[start Input material]
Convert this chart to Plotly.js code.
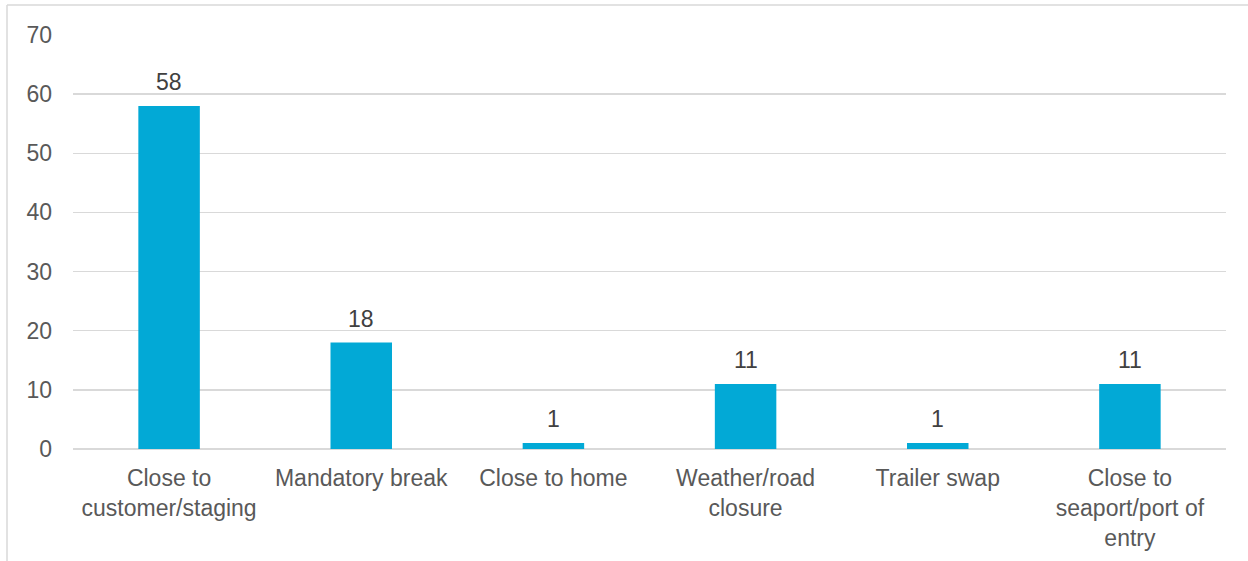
<!DOCTYPE html>
<html>
<head>
<meta charset="utf-8">
<script src="https://cdn.plot.ly/plotly-3.0.1.min.js"></script>
<style>
html,body{margin:0;padding:0;background:#fff;}
#chart{width:1248px;height:561px;}
</style>
</head>
<body>
<div id="chart"></div>
<script>
const categories = ["Close to<br>customer/staging", "Mandatory break", "Close to home", "Weather/road<br>closure", "Trailer swap", "Close to<br>seaport/port of<br>entry"];
const values = [58, 18, 1, 11, 1, 11];
const yTicks = [0, 10, 20, 30, 40, 50, 60, 70];

const W = 1248, H = 561;
const L = 73, R = 22, T = 35, B = 112;
const pw = W - L - R, ph = H - T - B;
const FONT = 'Liberation Sans, Arial, sans-serif';
const FS = 23;

const trace = {
  type: 'bar',
  x: categories,
  y: values,
  marker: {color: '#02A9D6'},
  hoverinfo: 'x+y'
};

const labels = categories.map((c, i) => ({
  x: c, y: values[i], xref: 'x', yref: 'y',
  text: String(values[i]),
  showarrow: false,
  yanchor: 'bottom',
  yshift: 9,
  font: {family: FONT, size: FS, color: '#404040'}
}));

const layout = {
  width: W, height: H,
  margin: {l: L, r: R, t: T, b: B, pad: 0},
  paper_bgcolor: '#fff', plot_bgcolor: '#fff',
  showlegend: false,
  bargap: 0.68,
  font: {family: FONT, size: FS, color: '#595959'},
  xaxis: {
    type: 'category',
    showgrid: false,
    showline: false,
    ticks: '',
    tickfont: {size: FS, color: '#595959'},
    ticklabelstandoff: 13,
    automargin: false
  },
  yaxis: {
    range: [0, 70],
    tickvals: yTicks,
    ticktext: yTicks.map(String),
    showgrid: true,
    gridcolor: '#D9D9D9',
    gridwidth: 1.3,
    zeroline: true,
    zerolinecolor: '#D9D9D9',
    zerolinewidth: 1.3,
    showline: false,
    ticks: '',
    tickfont: {size: FS, color: '#595959'},
    ticklabelstandoff: 20,
    automargin: false
  },
  annotations: labels,
  shapes: [
    {type: 'line', xref: 'paper', yref: 'paper',
     x0: (7 - L) / pw, x1: (W - L + 5) / pw, y0: (H - 5 - B) / ph, y1: (H - 5 - B) / ph,
     line: {color: '#D9D9D9', width: 1.5}},
    {type: 'line', xref: 'paper', yref: 'paper',
     x0: (7 - L) / pw, x1: (7 - L) / pw, y0: (H - 5 - B) / ph, y1: -(B + 5) / ph,
     line: {color: '#D9D9D9', width: 1.5}}
  ]
};

Plotly.newPlot('chart', [trace], layout, {displayModeBar: false, staticPlot: true});
</script>
</body>
</html>
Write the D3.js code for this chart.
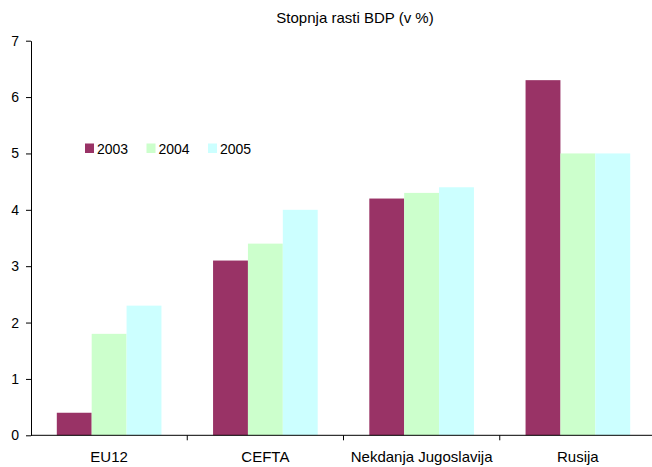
<!DOCTYPE html>
<html>
<head>
<meta charset="utf-8">
<script src="https://cdn.jsdelivr.net/npm/d3@7"></script>
<style>
  html, body { margin: 0; padding: 0; background: #fff; }
  svg { display: block; font-family: "Liberation Sans", Arial, sans-serif; }
</style>
</head>
<body>
<svg id="chart" width="652" height="467"></svg>
<script>
// GDP growth rates by region, 2003–2005
const categories = ["EU12", "CEFTA", "Nekdanja Jugoslavija", "Rusija"];
const years = ["2003", "2004", "2005"];
const values2003 = [0.4, 3.1, 4.2, 6.3];
const values2004 = [1.8, 3.4, 4.3, 5.0];
const values2005 = [2.3, 4.0, 4.4, 5.0];
const yTicks = [0, 1, 2, 3, 4, 5, 6, 7];
const colors = ["#993366", "#CCFFCC", "#CCFFFF"];
const title = "Stopnja rasti BDP (v %)";

const series = [values2003, values2004, values2005];
const rows = categories.map((c, i) => ({ cat: c, vals: series.map(s => s[i]) }));

const svg = d3.select("#chart");
const plotLeft = 31, plotRight = 656, plotTop = 40.7, plotBottom = 435.3;

const x = d3.scaleBand().domain(categories).range([plotLeft, plotRight]).paddingInner(0).paddingOuter(0);
const inner = d3.scaleBand().domain(years).range([0, x.bandwidth()])
  .paddingInner(0).paddingOuter(0.74);
const y = d3.scaleLinear().domain([0, 7]).range([plotBottom, plotTop]);

// Bars
const groups = svg.append("g").selectAll("g").data(rows).join("g")
  .attr("transform", d => `translate(${x(d.cat)},0)`);
groups.selectAll("rect").data(d => d.vals.map((v, k) => ({ v, k })))
  .join("rect")
  .attr("x", d => inner(years[d.k]))
  .attr("width", inner.bandwidth())
  .attr("y", d => y(d.v))
  .attr("height", d => y(0) - y(d.v))
  .attr("fill", d => colors[d.k]);

// Y axis
const yAxis = svg.append("g").attr("transform", `translate(${plotLeft},0)`)
  .call(d3.axisLeft(y).tickValues(yTicks).tickFormat(d3.format("d")).tickSize(5).tickSizeOuter(0).tickPadding(7));
yAxis.selectAll("text").attr("font-size", 14).attr("fill", "#000").attr("font-family", "Liberation Sans, Arial, sans-serif");
yAxis.selectAll("line, path").attr("stroke", "#000");

// X axis with boundary ticks between categories
const xAxisG = svg.append("g").attr("transform", `translate(0,${plotBottom})`);
xAxisG.append("line").attr("x1", plotLeft).attr("x2", 652).attr("stroke", "#000");
const boundaries = categories.slice(1).map(c => x(c));
xAxisG.selectAll(".bt").data(boundaries).join("line")
  .attr("x1", d => d).attr("x2", d => d).attr("y1", 0).attr("y2", 5).attr("stroke", "#000");
xAxisG.selectAll(".cl").data(categories).join("text")
  .attr("x", d => x(d) + x.bandwidth() / 2)
  .attr("y", 27)
  .attr("text-anchor", "middle")
  .attr("font-size", 15)
  .attr("fill", "#000")
  .text(d => d);

// Title
svg.append("text").attr("x", 355).attr("y", 22.5).attr("text-anchor", "middle")
  .attr("font-size", 15).attr("fill", "#000").text(title);

// Legend
const legend = svg.append("g").attr("transform", "translate(85,143.5)");
const li = legend.selectAll("g").data(years).join("g")
  .attr("transform", (d, i) => `translate(${i * 61.5},0)`);
li.append("rect").attr("width", 9).attr("height", 9.5).attr("fill", (d, i) => colors[i]);
li.append("text").attr("x", 12).attr("y", 10).attr("font-size", 14).attr("fill", "#000").text(d => d);
</script>
</body>
</html>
[end Input material]
Do not include pictures. Give again exactly the lines starting at the one with "Write the D3.js code for this chart." and ending at the one with "d3.scaleLinear().domain([0, 7]).range([plotBottom, plotTop]);", both included.

◆ Written solution
Write the D3.js code for this chart.
<!DOCTYPE html>
<html>
<head>
<meta charset="utf-8">
<script src="https://cdn.jsdelivr.net/npm/d3@7"></script>
<style>
  html, body { margin: 0; padding: 0; background: #fff; }
  svg { display: block; font-family: "Liberation Sans", Arial, sans-serif; }
</style>
</head>
<body>
<svg id="chart" width="652" height="467"></svg>
<script>
// GDP growth rates by region, 2003–2005
const categories = ["EU12", "CEFTA", "Nekdanja Jugoslavija", "Rusija"];
const years = ["2003", "2004", "2005"];
const values2003 = [0.4, 3.1, 4.2, 6.3];
const values2004 = [1.8, 3.4, 4.3, 5.0];
const values2005 = [2.3, 4.0, 4.4, 5.0];
const yTicks = [0, 1, 2, 3, 4, 5, 6, 7];
const colors = ["#993366", "#CCFFCC", "#CCFFFF"];
const title = "Stopnja rasti BDP (v %)";

const series = [values2003, values2004, values2005];
const rows = categories.map((c, i) => ({ cat: c, vals: series.map(s => s[i]) }));

const svg = d3.select("#chart");
const plotLeft = 31, plotRight = 656, plotTop = 40.7, plotBottom = 435.3;

const x = d3.scaleBand().domain(categories).range([plotLeft, plotRight]).paddingInner(0).paddingOuter(0);
const inner = d3.scaleBand().domain(years).range([0, x.bandwidth()])
  .paddingInner(0).paddingOuter(0.74);
const y = d3.scaleLinear().domain([0, 7]).range([plotBottom, plotTop]);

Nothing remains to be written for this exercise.